Pogonomyrmex californicus, or the California harvester ant, is a species of ant in the subfamily Myrmicinae. It is native to North America, where it is found in the southwestern United States and northern Mexico. It is known as the ant species which is used by Uncle Milton's Ant Farm.

==Biology==
Pogonomyrmex californicus can be found in open, warm, and sandy areas. It typically forages during the day, both individually or in a group, forming columns as they work. It preys on arthropods, such as the larvae of the raisin moth (Cadra figulilella) and collects seeds. It can form colonies of thousands of individuals, with the average colony size being approximately 4,500 individuals. The nest entrances are often irregular and are surrounded by loose sand arranged in a circular or semi-circular pattern. Reproduction occurs mostly from May to July, typically during hot daytime conditions of 80–90 °F, with elevated afternoon humidity. However, in some parts of range, its nuptial flight may take place from April to August, if weather conditions permit.

===Polygynous colonies===
Pogonomyrmex californicus are known to be facultatively polygynous, where colonies will occasionally contain multiple queens. Most colonies are founded and sustained by one queen, but nests have been noted to contain multiple queens in a cooperative, a phenomenon known as pleometrosis. Colonies with multiple queens have been found to have higher average heat tolerance and less variation in heat tolerance, allowing for longer foraging times and an advantage over competitors with lower heat tolerances. The reason for the difference in heat tolerance between single-queen and multiple-queen colonies is unknown, although there are several theories for the disparity.

==Range==
Pogonomyrmex californicus is found in the United States in Arizona, California, New Mexico, Nevada, Texas and Utah and in the Mexican states of Baja California, Sinaloa, Sonora, and Chihuahua.

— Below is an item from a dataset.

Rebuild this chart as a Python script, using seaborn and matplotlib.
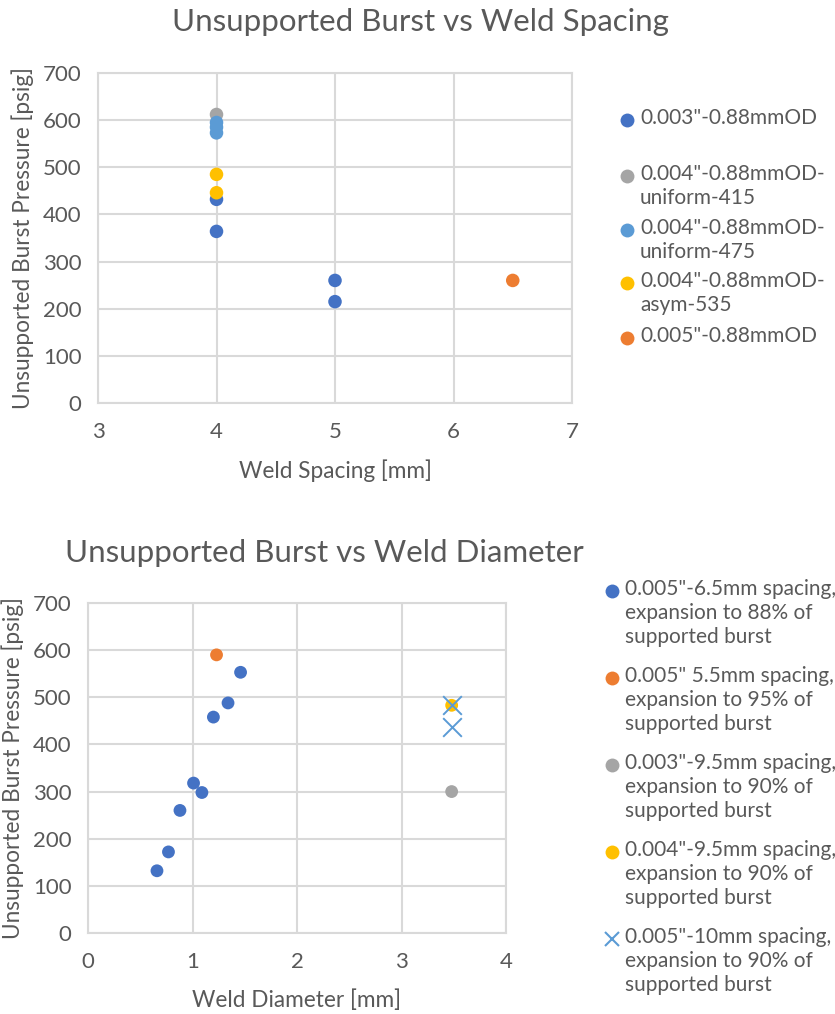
import matplotlib
matplotlib.use("Agg")
import matplotlib.pyplot as plt
import seaborn as sns
import pandas as pd
from matplotlib.lines import Line2D

# ---------------- data ----------------
# Top chart: Weld spacing [mm] vs unsupported burst pressure [psig]
top_labels = ['0.003"-0.88mmOD', '0.004"-0.88mmOD-\nuniform-415',
              '0.004"-0.88mmOD-\nuniform-475', '0.004"-0.88mmOD-\nasym-535',
              '0.005"-0.88mmOD']
s1_x = [4, 4, 5, 5]
s1_y = [432, 364, 260, 215]
s2_x = [4]
s2_y = [612]
s3_x = [4, 4, 4]
s3_y = [595, 585, 573]
s4_x = [4, 4]
s4_y = [485, 446]
s5_x = [6.5]
s5_y = [260]

# Bottom chart: Weld diameter [mm] vs unsupported burst pressure [psig]
bot_labels = ['0.005"-6.5mm spacing,\nexpansion to 88% of\nsupported burst',
              '0.005" 5.5mm spacing,\nexpansion to 95% of\nsupported burst',
              '0.003"-9.5mm spacing,\nexpansion to 90% of\nsupported burst',
              '0.004"-9.5mm spacing,\nexpansion to 90% of\nsupported burst',
              '0.005"-10mm spacing,\nexpansion to 90% of\nsupported burst']
b1_x = [0.66, 0.77, 0.88, 1.01, 1.09, 1.20, 1.34, 1.46]
b1_y = [132, 172, 260, 318, 298, 458, 488, 553]
b2_x = [1.23]
b2_y = [590]
b3_x = [3.48]
b3_y = [300]
b4_x = [3.48]
b4_y = [483]
b5_x = [3.48, 3.48]
b5_y = [483, 437]

top_ticks_x = [3, 4, 5, 6, 7]
bot_ticks_x = [0, 1, 2, 3, 4]
ticks_y = [0, 100, 200, 300, 400, 500, 600, 700]

# ---------------- style ----------------
sns.set_theme(style="white")
plt.rcParams['font.family'] = ['Lato', 'DejaVu Sans']
TXT = '#595959'
GRID = '#d9d9d9'
BLUE, ORANGE, GRAY, YELLOW, LBLUE = '#4472C4', '#ED7D31', '#A5A5A5', '#FFC000', '#5B9BD5'

W, H = 835, 1014
fig = plt.figure(figsize=(W / 100, H / 100), dpi=100)

def style_ax(ax, xticks, xlabel):
    ax.set_xlim(xticks[0], xticks[-1])
    ax.set_ylim(0, 700)
    ax.set_xticks(xticks)
    ax.set_yticks(ticks_y)
    ax.grid(True, color=GRID, linewidth=1.5)
    ax.set_axisbelow(True)
    for sp in ax.spines.values():
        sp.set_color(GRID)
        sp.set_linewidth(1.5)
    ax.tick_params(axis='both', length=0, labelsize=16, labelcolor=TXT)
    ax.tick_params(axis='x', pad=14)
    ax.tick_params(axis='y', pad=12)
    ax.set_xlabel(xlabel, fontsize=16.3, color=TXT, labelpad=12)
    ax.set_ylabel('Unsupported Burst Pressure [psig]', fontsize=16.3, color=TXT, labelpad=6)

# ---------------- top chart ----------------
ax1 = fig.add_axes([98 / W, 1 - 403 / H, 474 / W, 330 / H])
for xs, ys, c in [(s1_x, s1_y, BLUE), (s2_x, s2_y, GRAY), (s3_x, s3_y, LBLUE),
                  (s4_x, s4_y, YELLOW), (s5_x, s5_y, ORANGE)]:
    sns.scatterplot(x=xs, y=ys, color=c, s=95, edgecolor='none', ax=ax1, zorder=3)
style_ax(ax1, top_ticks_x, 'Weld Spacing [mm]')
fig.text(420 / W, 1 - 22 / H, 'Unsupported Burst vs Weld Spacing', ha='center', va='center',
         fontsize=22.5, color=TXT)

# ---------------- bottom chart ----------------
ax2 = fig.add_axes([88 / W, 1 - 933 / H, 418 / W, 330 / H])
for xs, ys, c in [(b1_x, b1_y, BLUE), (b2_x, b2_y, ORANGE), (b3_x, b3_y, GRAY),
                  (b4_x, b4_y, YELLOW)]:
    sns.scatterplot(x=xs, y=ys, color=c, s=85, edgecolor='none', ax=ax2, zorder=3)
sns.scatterplot(x=b5_x, y=b5_y, color=LBLUE, marker='x', s=180, linewidth=1.4, ax=ax2, zorder=4)
style_ax(ax2, bot_ticks_x, 'Weld Diameter [mm]')
fig.text(324 / W, 1 - 553 / H, 'Unsupported Burst vs Weld Diameter', ha='center', va='center',
         fontsize=22.5, color=TXT)

# ---------------- legends (Excel style, marker aligned with first line) ----------------
def legend_entry(mx, tx, y, label, color, marker='o', ms=10):
    if marker == 'x':
        fig.add_artist(Line2D([mx / W], [1 - y / H], marker='x', color=color, markersize=ms,
                              markeredgewidth=1.5, linestyle='none', transform=fig.transFigure))
    else:
        fig.add_artist(Line2D([mx / W], [1 - y / H], marker='o', color=color, markersize=ms,
                              markeredgewidth=0, linestyle='none', transform=fig.transFigure))
    fig.text(tx / W, 1 - (y - 12) / H, label, ha='left', va='top', fontsize=15, color=TXT,
             linespacing=1.25)

top_y = [120, 176, 230, 283, 338]
for y, lab, c in zip(top_y, top_labels, [BLUE, GRAY, LBLUE, YELLOW, ORANGE]):
    legend_entry(627, 640, y, lab, c)

bot_y = [591, 678, 765, 852, 939]
bot_markers = ['o', 'o', 'o', 'o', 'x']
for y, lab, c, m in zip(bot_y, bot_labels, [BLUE, ORANGE, GRAY, YELLOW, LBLUE], bot_markers):
    legend_entry(612, 625, y, lab, c, marker=m)

fig.savefig('out.png', dpi=100)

==Chumash use as hallucinogen==
The Chumash people of California would sometimes use the species as an entheogen with which to initiate boys into manhood. The consumption of these ants was considered a safer method of inducing visions than the more usual method employed which involved the drinking of a brew prepared from the deliriant herb Datura wrightii. The ants were swallowed alive on eagle down and the venom injected in the stings that they inflicted on the mouths and throats of the boys would cause them to hallucinate. Around 250 ants constituted an effective dose.